Jean-Luc Moudenc, élu en 2014 sous l'étiquette LR, est cette fois soutenu par le parti de droite et par la macronie. Une alliance qui arrange autant l'édile qu'Emmanuel Macron.
Le maire sortant de Toulouse, Jean-Luc Moudenc, à l'Elysée, en novembre 2018. (Marc CHAUMEIL/Photo Marc Chaumeil)
par Stéphane Thépot, correspondant à Toulouse
publié le 28 janvier 2020 à 16h11

On souhaite bien du courage à Etienne Guyot, préfet de la région Occitanie, quand il devra accoler une «nuance» officielle à la liste présentée par Jean-Luc Moudenc, maire sortant (LR) de Toulouse. Cet ancien adjoint de Dominique Baudis et Philippe Douste-Blazy présente en effet la particularité d’être à la fois soutenu par La République en marche (LREM) et Les Républicains ; mais aussi une myriade de 5 autres micropartis, depuis les anciens LR «macronistes» de Franck Riester (Agir) jusqu’aux centristes UDI de Jean-Christophe Lagarde. Sans oublier l’ancien référent local de Nicolas Dupont-Aignan, rebaptisé «divers droite» depuis qu’il a pris ses distances au moment de l’alliance de Debout la France avec Marine Le Pen au second tour de l’élection présidentielle.

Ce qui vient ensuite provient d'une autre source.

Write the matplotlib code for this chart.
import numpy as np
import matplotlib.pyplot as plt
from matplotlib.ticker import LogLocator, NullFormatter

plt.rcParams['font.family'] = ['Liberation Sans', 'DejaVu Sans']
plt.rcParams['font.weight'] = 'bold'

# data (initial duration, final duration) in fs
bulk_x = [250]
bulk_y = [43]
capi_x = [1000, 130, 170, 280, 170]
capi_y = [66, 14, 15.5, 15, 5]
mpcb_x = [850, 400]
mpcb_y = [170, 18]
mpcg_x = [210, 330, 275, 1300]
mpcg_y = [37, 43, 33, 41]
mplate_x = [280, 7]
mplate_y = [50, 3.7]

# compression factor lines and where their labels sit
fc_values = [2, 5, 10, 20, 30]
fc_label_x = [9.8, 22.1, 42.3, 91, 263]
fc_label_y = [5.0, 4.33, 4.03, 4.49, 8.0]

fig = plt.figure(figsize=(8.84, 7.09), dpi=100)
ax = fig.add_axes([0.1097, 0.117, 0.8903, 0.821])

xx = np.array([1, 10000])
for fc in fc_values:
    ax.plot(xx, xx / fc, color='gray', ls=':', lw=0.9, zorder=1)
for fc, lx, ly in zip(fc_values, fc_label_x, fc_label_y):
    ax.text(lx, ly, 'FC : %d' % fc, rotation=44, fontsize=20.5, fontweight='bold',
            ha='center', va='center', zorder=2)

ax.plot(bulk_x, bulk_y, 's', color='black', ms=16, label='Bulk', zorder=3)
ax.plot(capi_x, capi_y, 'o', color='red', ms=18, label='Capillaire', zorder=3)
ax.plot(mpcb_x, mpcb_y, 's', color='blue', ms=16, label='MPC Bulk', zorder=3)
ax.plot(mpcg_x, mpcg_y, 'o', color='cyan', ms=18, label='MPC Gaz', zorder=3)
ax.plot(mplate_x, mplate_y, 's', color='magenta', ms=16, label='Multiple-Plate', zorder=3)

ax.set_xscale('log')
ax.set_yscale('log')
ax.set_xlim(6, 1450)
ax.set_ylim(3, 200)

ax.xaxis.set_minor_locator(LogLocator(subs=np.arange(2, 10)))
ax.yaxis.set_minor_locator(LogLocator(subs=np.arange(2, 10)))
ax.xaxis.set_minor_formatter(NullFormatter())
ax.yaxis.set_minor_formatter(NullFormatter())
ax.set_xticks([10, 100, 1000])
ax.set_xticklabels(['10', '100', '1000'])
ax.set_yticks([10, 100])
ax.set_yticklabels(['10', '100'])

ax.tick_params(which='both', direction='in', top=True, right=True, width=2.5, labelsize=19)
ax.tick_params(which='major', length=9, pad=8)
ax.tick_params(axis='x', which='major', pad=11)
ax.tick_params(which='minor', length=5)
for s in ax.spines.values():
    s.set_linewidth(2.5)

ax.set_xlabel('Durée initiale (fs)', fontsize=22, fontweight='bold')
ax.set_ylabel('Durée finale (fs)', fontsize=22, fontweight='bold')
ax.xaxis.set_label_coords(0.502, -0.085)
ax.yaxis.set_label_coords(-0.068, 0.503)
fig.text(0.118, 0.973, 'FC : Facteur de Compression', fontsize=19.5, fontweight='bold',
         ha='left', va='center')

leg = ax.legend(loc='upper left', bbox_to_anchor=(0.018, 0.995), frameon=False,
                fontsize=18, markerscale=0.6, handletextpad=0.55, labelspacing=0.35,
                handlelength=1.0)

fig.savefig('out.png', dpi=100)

«Mon parti, c’est Toulouse»

Avec huit colistiers estampillés LREM, dont trois qui font office de bouche-trou en position non éligibles, les marcheurs toulousains font pâle figure aux côtés des 18 LR qui fournissent le gros des troupes. Jean-Luc Moudenc, lui, ne se compte pas dans le lot. «Mon parti, c'est Toulouse», répète le maire sortant, récusant toute étiquette partisane pour un scrutin local. La nouvelle nuance «divers centre» inventée par le ministère de l'Intérieur semble avoir été taillée sur mesure pour lui.

Tel une anguille, Jean-Luc Moudenc a réussi à se faufiler entre les injonctions contradictoires des états-majors nationaux. Réputé Macron-compatible, cet ancien centriste qui a débuté sa carrière dans les rangs des jeunes du Centre des démocrates sociaux (CDS) de Jean Lecanuet avait apporté son soutien à la liste Bellamy (LR) lors des élections européennes. Mais seule Laurence Arribagé, son adjointe et présidente de la fédération LR de Haute-Garonne, sait pour qui Moudenc a réellement voté. Le maire de Toulouse lui avait en effet confié sa procuration, préférant filer en Grèce pour des vacances familiales lors du scrutin.

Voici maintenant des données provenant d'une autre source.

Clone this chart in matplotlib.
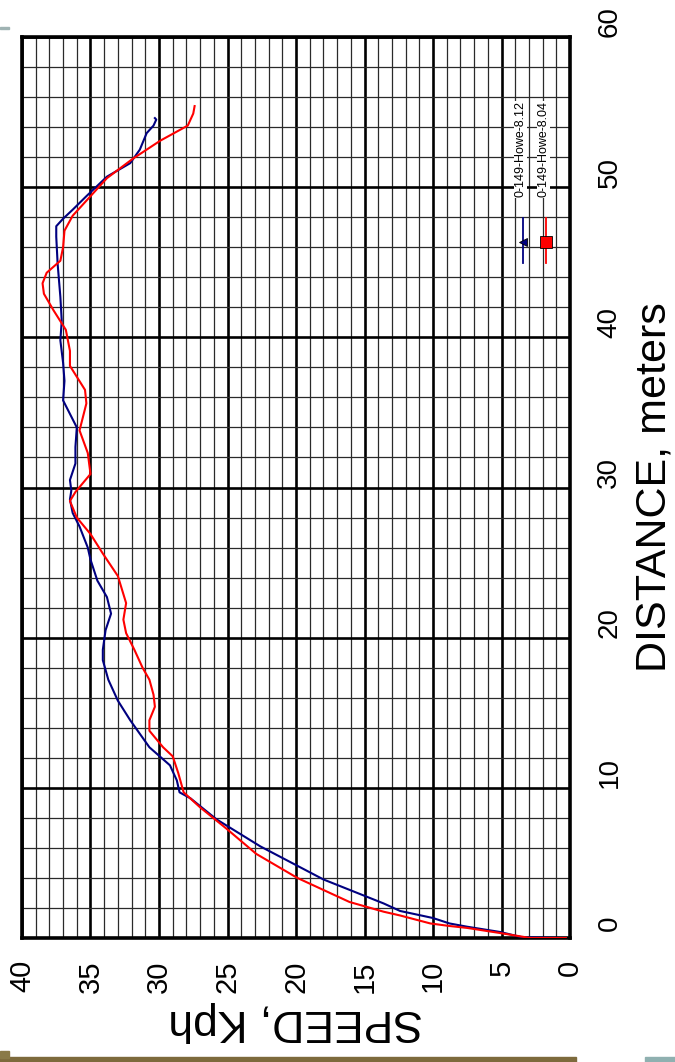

Un bouclier pour Macron à la tête de France urbaine

Contrairement au maire de Reims, Arnaud Robinet, qui devra affronter un concurrent LREM pour avoir soutenu Bellamy, Moudenc n'a pas été sanctionné. Les deux élus avaient lancé aux côtés de Christian Estrosi, maire de Nice, un mouvement (La France audacieuse) comme un trait d'union entre le gouvernement et les maires de différentes obédiences. Sans jamais rompre avec son parti, le maire de Toulouse joue la passerelle entre LREM et LR. Emmanuel Macron bichonne Jean-Luc Moudenc parce qu'il peut lui servir de bouclier à la tête de France urbaine, le lobby des métropoles, face aux ambitions présidentielles de François Baroin, maire de Troyes et président de l'Association des maires de France. Christian Jacob n'est pas davantage enclin à suivre son aile droite qui réclame des sanctions à l'encontre de ces élus «collabos». Le nouveau patron de LR était ce dimanche dans la périphérie de Toulouse pour présenter ses vœux. Il a remercié Moudenc «pour sa fidélité»… tout en tapant fort contre le gouvernement.

Doublement adoubé, le maire de Toulouse devra toutefois composer avec la dissidence de Franck Biasotto, ancien adjoint au logement soutenu par le Modem qui se réclame lui aussi de LREM. Il dénonce un «accord purement électoral» passé entre le maire sortant et Jean-François Portarrieu. Ce dernier, député LREM, présente la particularité très «radicale cassoulet» d'être un ancien du cabinet de Pierre Cohen, l'ex-maire socialiste. «Moudenc a peut-être le soutien de LREM, mais il n'a pas celui des électeurs de Macron», affirme Franck Biasotto, réputé «sans étiquette». L'opposition de gauche au maire de Toulouse, divisée, se retrouve au contraire pour condamner «Emmanuel Moudenc, le maire des riches» dans l'une des capitales des gilets jaunes.